France has about 200 tunnels that needed refurbishment to meet new French regulations covering all road tunnels over 300m in length. A programme of retrofitting safety upgrades to all of these tunnels – including seven owned bi-nationally – has now been completed, at a large cost. Just the 86 tunnels owned by the French state have been upgraded at a cost of 2.7 billion euros.
“We have faced a very big challenge over the past 10 years, helping all of France’s tunnel owners and operators meet the new safety requirements,” Tesson says.
France has benefitted from having the CETU, an 85-strong tunnels research and development group attached as a department of the French government.
A55 Westbound Pen y Clip Tunnel. LED lighting and jet fan replacement.
“We at CETU have been in charge of setting regulations and providing engineering guidance regarding tunnels, including that relating to safety of operations,” Tesson says. CETU is the only Government organisation of its type in Europe. It would appear that a number of other countries would be happy to have such a group of experts able to work directly with Government and tunnel owners.
The strategy adopted in France, as recommended by the EU Directive, has focused on encouraging tunnel operators to adopt a systemic approach, assessing safety levels holistically, Tesson says. This has been supported with a series of guidance documents on methods for upgrading and operating to higher levels of safety.
“It has been very important to get all to buy into and adopt this ethos of demonstrating an overall safety level for each and every tunnel based on the particular circumstances, of traffic levels, vehicle types, tunnel geometry, design and emergency procedures,” says Tesson.
“Coordination between all interested parties has been vital for this. We haven’t wanted to prescribe the sort of equipment or particular measures operators should use, rather encourage them to adopt this global system approach.”
Very similar approaches are evident elsewhere in Europe, following risk and safety level assessments as recommended by the EC Directive, which sets out a range of other safety obligations for tunnel operators.
Appointment of a tunnel manager and safety officer are mandatory, with responsibilities such as maintaining standards of staff training and equipment maintenance. Arranging regular safety inspections by an independent entity are also obligatory for tunnel authorities.
To a certain level, the Directive is prescriptive on technology. Automatic incident detection is a requirement for tunnels monitored from control centres, which themselves are mandatory for any tunnel over 3km long and carrying daily traffic flow of more than 2,000 vehicles per lane.
Longitudinal ventilation systems are no longer allowed in single bore, uni-directional tunnels, unless in special circumstances proven by risk analysis, or if other special measures are carried out. Frequently this means installation of transverse or semi-transverse ventilation where smoke and gasses are drawn upwards before being vented from tunnel portals or intermediate vents.
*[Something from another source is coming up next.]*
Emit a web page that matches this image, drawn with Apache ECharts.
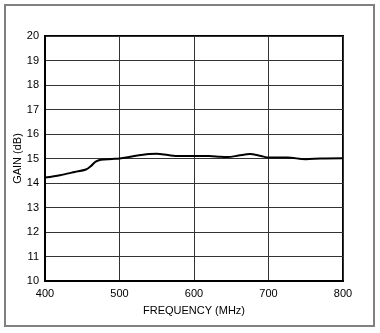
<!DOCTYPE html>
<html>
<head>
<meta charset="utf-8">
<script src="https://cdn.jsdelivr.net/npm/echarts@6/dist/echarts.min.js"></script>
<style>
  html, body { margin: 0; padding: 0; background: #fff; }
  #chart { width: 380px; height: 333px; }
</style>
</head>
<body>
<div id="chart"></div>
<script>
// Gain vs. frequency sweep
const freqMHz = [400, 420, 440, 455, 462, 468, 475, 490, 500, 520, 540, 550, 565, 580, 600, 620, 635, 645, 660, 675, 690, 700, 725, 750, 770, 800];
const gainDb  = [14.22, 14.32, 14.45, 14.55, 14.7, 14.87, 14.95, 14.98, 15.0, 15.1, 15.18, 15.19, 15.14, 15.1, 15.1, 15.1, 15.07, 15.06, 15.12, 15.18, 15.1, 15.04, 15.04, 14.97, 15.0, 15.01];
const xTicks = [400, 500, 600, 700, 800];
const yTicks = [10, 11, 12, 13, 14, 15, 16, 17, 18, 19, 20];

const font = 'Liberation Sans, Arial, sans-serif';
const chart = echarts.init(document.getElementById('chart'), null, { renderer: 'canvas' });

chart.setOption({
  animation: false,
  backgroundColor: '#fff',
  graphic: [{
    type: 'rect',
    shape: { x: 5, y: 5, width: 369, height: 321 },
    style: { fill: 'none', stroke: '#808080', lineWidth: 2 },
    silent: true
  }],
  grid: {
    left: 45, right: 37, top: 36, bottom: 52,
    containLabel: false, outerBoundsMode: 'none',
    show: true, borderColor: '#000', borderWidth: 2, backgroundColor: 'transparent'
  },
  xAxis: {
    type: 'value',
    min: xTicks[0], max: xTicks[xTicks.length - 1], interval: 100,
    name: 'FREQUENCY (MHz)', nameLocation: 'middle', nameGap: 24, nameMoveOverlap: false,
    nameTextStyle: { fontFamily: font, fontSize: 11, color: '#000' },
    axisLine: { show: true, lineStyle: { color: '#000', width: 2 } },
    axisTick: { show: false },
    axisLabel: { fontFamily: font, fontSize: 11, color: '#000', margin: 7 },
    splitLine: { show: true, lineStyle: { color: '#333', width: 1 } }
  },
  yAxis: {
    type: 'value',
    min: yTicks[0], max: yTicks[yTicks.length - 1], interval: 1,
    name: 'GAIN (dB)', nameLocation: 'middle', nameGap: 22, nameMoveOverlap: false,
    nameTextStyle: { fontFamily: font, fontSize: 11, color: '#000' },
    axisLine: { show: true, lineStyle: { color: '#000', width: 2 } },
    axisTick: { show: false },
    axisLabel: { fontFamily: font, fontSize: 11, color: '#000', margin: 6 },
    splitLine: { show: true, lineStyle: { color: '#333', width: 1 } }
  },
  series: [{
    type: 'line',
    data: freqMHz.map((f, i) => [f, gainDb[i]]),
    smooth: 0.3,
    symbol: 'none',
    lineStyle: { color: '#000', width: 2 }
  }]
});
</script>
</body>
</html>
WRA committee member Fathi Tarada is managing director of Mosen, a specialist in tunnel safety systems. “Across Europe, many billions have been spent on upgrades. A lot of the cross-Alpine tunnels have been dualled and given new evacuation routes as well. It could be argued that many needed to be dualled anyway to increase traffic capacity, but it seems it has all been done quicker because of the need to meet the Directive,” Tarada says.
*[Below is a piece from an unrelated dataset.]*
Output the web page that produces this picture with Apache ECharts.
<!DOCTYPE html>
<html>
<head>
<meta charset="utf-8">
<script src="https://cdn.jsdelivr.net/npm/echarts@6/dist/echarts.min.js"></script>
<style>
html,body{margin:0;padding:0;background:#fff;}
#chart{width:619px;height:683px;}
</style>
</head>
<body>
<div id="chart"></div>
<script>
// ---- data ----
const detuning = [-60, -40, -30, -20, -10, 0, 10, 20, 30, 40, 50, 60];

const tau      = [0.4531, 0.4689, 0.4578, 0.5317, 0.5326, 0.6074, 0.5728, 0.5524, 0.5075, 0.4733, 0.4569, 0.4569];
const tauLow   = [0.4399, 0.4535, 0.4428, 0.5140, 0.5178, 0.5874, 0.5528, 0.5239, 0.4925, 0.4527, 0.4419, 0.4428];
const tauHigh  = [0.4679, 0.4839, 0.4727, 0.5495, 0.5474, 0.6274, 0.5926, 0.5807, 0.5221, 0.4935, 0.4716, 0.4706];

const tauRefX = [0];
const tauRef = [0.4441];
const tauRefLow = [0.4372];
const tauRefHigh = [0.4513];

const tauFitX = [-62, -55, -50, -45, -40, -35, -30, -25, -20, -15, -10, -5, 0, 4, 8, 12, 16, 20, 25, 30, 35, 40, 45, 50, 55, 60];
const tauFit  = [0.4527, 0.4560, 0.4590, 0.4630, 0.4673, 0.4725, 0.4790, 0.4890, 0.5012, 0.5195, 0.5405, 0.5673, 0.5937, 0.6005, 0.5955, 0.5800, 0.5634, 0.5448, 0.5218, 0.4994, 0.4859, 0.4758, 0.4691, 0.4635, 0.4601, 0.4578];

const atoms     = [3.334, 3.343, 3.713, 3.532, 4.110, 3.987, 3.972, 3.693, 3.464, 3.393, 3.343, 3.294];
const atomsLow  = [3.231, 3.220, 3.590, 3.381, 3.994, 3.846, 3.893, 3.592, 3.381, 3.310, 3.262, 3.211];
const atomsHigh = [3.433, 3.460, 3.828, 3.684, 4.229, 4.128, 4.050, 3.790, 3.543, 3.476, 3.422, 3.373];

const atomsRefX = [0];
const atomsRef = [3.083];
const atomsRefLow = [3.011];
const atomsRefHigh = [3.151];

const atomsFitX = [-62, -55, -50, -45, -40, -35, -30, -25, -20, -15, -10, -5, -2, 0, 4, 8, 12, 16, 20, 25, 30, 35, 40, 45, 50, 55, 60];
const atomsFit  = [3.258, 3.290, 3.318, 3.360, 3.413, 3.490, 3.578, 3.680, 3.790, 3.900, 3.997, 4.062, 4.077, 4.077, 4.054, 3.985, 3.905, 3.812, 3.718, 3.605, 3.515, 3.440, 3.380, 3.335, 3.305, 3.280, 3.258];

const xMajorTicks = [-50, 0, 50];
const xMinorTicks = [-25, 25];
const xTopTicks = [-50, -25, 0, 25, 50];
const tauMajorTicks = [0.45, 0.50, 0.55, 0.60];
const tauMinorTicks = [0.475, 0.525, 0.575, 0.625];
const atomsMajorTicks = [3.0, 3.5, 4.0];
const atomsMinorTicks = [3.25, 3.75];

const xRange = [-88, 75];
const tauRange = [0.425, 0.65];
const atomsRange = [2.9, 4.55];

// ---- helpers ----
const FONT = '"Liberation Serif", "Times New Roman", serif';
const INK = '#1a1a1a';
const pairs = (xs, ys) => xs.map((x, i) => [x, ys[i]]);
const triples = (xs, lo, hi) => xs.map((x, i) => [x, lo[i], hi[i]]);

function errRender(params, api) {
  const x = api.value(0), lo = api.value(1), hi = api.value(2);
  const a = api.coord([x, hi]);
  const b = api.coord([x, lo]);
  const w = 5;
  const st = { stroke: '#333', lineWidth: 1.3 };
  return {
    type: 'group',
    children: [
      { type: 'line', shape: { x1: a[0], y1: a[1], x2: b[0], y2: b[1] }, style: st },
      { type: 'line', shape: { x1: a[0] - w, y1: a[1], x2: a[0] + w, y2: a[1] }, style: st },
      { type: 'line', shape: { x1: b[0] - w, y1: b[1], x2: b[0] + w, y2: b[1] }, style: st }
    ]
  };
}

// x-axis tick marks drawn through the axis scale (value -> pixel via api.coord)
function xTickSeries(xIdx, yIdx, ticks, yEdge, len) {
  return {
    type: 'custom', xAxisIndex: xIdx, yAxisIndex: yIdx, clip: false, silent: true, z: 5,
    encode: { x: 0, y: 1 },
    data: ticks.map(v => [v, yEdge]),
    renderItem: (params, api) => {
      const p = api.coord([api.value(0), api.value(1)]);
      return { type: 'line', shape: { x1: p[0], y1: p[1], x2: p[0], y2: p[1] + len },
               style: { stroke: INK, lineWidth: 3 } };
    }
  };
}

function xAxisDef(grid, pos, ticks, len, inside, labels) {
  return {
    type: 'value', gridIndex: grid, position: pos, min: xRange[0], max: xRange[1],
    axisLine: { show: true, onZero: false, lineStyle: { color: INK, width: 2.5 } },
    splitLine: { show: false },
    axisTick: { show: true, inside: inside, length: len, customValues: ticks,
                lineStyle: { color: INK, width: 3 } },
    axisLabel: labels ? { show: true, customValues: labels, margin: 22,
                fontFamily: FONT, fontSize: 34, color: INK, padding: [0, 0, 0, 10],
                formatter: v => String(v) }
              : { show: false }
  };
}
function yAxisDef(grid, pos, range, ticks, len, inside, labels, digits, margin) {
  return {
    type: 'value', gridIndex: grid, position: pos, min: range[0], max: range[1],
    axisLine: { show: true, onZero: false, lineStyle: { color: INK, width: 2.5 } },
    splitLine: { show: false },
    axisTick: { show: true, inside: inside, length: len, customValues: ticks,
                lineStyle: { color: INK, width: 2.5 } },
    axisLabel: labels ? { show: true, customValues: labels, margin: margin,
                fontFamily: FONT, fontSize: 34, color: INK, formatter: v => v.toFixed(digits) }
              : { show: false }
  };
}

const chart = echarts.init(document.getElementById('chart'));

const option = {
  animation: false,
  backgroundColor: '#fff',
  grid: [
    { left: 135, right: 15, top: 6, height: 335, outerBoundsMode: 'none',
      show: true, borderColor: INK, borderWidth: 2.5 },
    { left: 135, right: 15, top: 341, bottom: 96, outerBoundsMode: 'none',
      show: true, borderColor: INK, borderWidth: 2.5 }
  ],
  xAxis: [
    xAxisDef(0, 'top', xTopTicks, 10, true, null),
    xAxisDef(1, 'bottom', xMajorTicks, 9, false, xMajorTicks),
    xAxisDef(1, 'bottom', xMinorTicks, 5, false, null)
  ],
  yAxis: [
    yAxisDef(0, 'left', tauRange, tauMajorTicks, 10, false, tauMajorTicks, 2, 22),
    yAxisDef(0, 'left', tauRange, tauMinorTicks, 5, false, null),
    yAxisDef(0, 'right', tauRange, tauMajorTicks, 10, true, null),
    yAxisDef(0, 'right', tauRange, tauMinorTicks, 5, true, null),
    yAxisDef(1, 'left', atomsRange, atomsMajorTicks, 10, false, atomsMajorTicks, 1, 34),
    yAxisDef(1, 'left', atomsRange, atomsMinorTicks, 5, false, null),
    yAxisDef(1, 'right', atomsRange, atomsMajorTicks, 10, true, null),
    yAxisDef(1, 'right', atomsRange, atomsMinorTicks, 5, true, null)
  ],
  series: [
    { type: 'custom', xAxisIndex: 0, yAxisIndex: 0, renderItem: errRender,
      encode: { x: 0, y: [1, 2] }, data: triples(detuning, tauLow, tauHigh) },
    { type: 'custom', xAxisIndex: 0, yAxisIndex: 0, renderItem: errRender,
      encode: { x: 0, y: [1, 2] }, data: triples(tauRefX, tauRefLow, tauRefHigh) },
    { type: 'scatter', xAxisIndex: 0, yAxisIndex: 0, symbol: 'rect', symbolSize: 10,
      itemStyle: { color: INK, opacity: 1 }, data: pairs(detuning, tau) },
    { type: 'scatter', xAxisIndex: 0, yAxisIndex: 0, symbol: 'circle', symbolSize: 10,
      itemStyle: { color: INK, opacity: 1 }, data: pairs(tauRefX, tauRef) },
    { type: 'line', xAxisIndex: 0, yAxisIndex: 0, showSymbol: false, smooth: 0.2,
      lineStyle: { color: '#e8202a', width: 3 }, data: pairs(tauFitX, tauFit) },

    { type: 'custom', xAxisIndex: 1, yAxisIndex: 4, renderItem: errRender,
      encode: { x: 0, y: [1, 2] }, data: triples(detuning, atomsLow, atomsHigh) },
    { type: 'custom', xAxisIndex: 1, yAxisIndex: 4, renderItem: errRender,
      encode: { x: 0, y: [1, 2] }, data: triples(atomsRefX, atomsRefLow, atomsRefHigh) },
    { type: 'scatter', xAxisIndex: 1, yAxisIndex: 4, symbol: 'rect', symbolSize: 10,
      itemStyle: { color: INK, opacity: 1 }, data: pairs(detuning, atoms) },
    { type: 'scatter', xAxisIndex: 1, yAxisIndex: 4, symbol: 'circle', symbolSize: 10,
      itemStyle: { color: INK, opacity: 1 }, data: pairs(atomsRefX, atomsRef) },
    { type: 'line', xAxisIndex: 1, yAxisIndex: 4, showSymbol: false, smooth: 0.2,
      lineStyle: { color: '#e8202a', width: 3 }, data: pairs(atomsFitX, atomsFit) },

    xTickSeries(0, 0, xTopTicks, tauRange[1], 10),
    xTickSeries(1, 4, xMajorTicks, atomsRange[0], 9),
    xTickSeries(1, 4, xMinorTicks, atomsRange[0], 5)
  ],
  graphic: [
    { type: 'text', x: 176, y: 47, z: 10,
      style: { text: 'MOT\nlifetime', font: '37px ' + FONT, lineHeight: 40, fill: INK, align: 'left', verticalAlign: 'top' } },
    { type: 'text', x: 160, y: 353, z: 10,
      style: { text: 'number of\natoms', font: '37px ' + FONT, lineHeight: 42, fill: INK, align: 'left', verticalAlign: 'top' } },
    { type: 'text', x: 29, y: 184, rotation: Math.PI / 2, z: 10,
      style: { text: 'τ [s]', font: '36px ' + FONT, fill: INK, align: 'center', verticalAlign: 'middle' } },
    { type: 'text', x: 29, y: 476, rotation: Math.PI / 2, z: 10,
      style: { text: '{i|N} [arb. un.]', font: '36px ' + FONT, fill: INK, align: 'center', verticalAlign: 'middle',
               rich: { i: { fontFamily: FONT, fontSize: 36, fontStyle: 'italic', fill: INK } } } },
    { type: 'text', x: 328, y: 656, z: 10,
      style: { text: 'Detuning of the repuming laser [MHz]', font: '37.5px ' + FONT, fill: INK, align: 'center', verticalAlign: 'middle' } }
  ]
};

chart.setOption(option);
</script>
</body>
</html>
LED lighting replacement in A55 Westbound Pen y Clip Tunnel.
In some cases, new secondary tunnel bores have been driven to provide emergency escape routes instead of providing further traffic capacity. This is being done in the case of the Gotthard Tunnel. A new secondary tunnel is to be bored, but this will serve as a safety evacuation route only due to political restrictions on expansion of roads through the Swiss Alpine region.
“Best practice is evolving and divergent in some ways, with different views on it, but most countries are specifying various forms of fire suppression technology now, which wasn’t the case five years ago,” Tarada says.
“A quantitive risk assessment carried out for the dualling and upgrade of the Tyne Tunnel in Newcastle showed these tunnels should have a fire suppression system, which has now become a defacto standard in Europe.”
The 14km long Arlberg Tunnel in Austria is now getting fire suppression fitted because it lessens the risk of fire spread.
“Combined with a good modern ventilation system, incident detection and response plan, risk can be mitigated sufficiently to negate the need for a second tunnel bore,” he concludes.
Improvements in Wales
Three road tunnels on the route of the A55 in North Wales have now been refurbished to meet the UK’s road tunnel safety regulations, drawn up in accordance with the EC Directive 2004/54.
Both the Pen-y-Clip Westbound Tunnel, at 930m long, and the Penmaenbach Westbound, 658m long, carry uni-directional single carriageway in rock tunnel bores (eastbound traffic uses much shorter tunnels or headland roads on sea walls along the A55 coast road). The Conwy Tunnel is an immersed tube structure 1060m long carrying dual bi-directional carriageway under the Conwy Estuary.
According to the Welsh Assembly Government, the full scope of works carried out was established via a process of risk assessment and gap analysis. All three tunnels now have automatic incident detection and public address systems, plus new way finding signs, evacuation lighting and passive fire protection for electrical and communication systems.
“In addition to this work, further improvements have been procured in accordance with relevant UK standards,” a Welsh government spokesman says. These additional upgrades include new LED lighting, heat detection systems, ventilation and pollution and visibility sensors.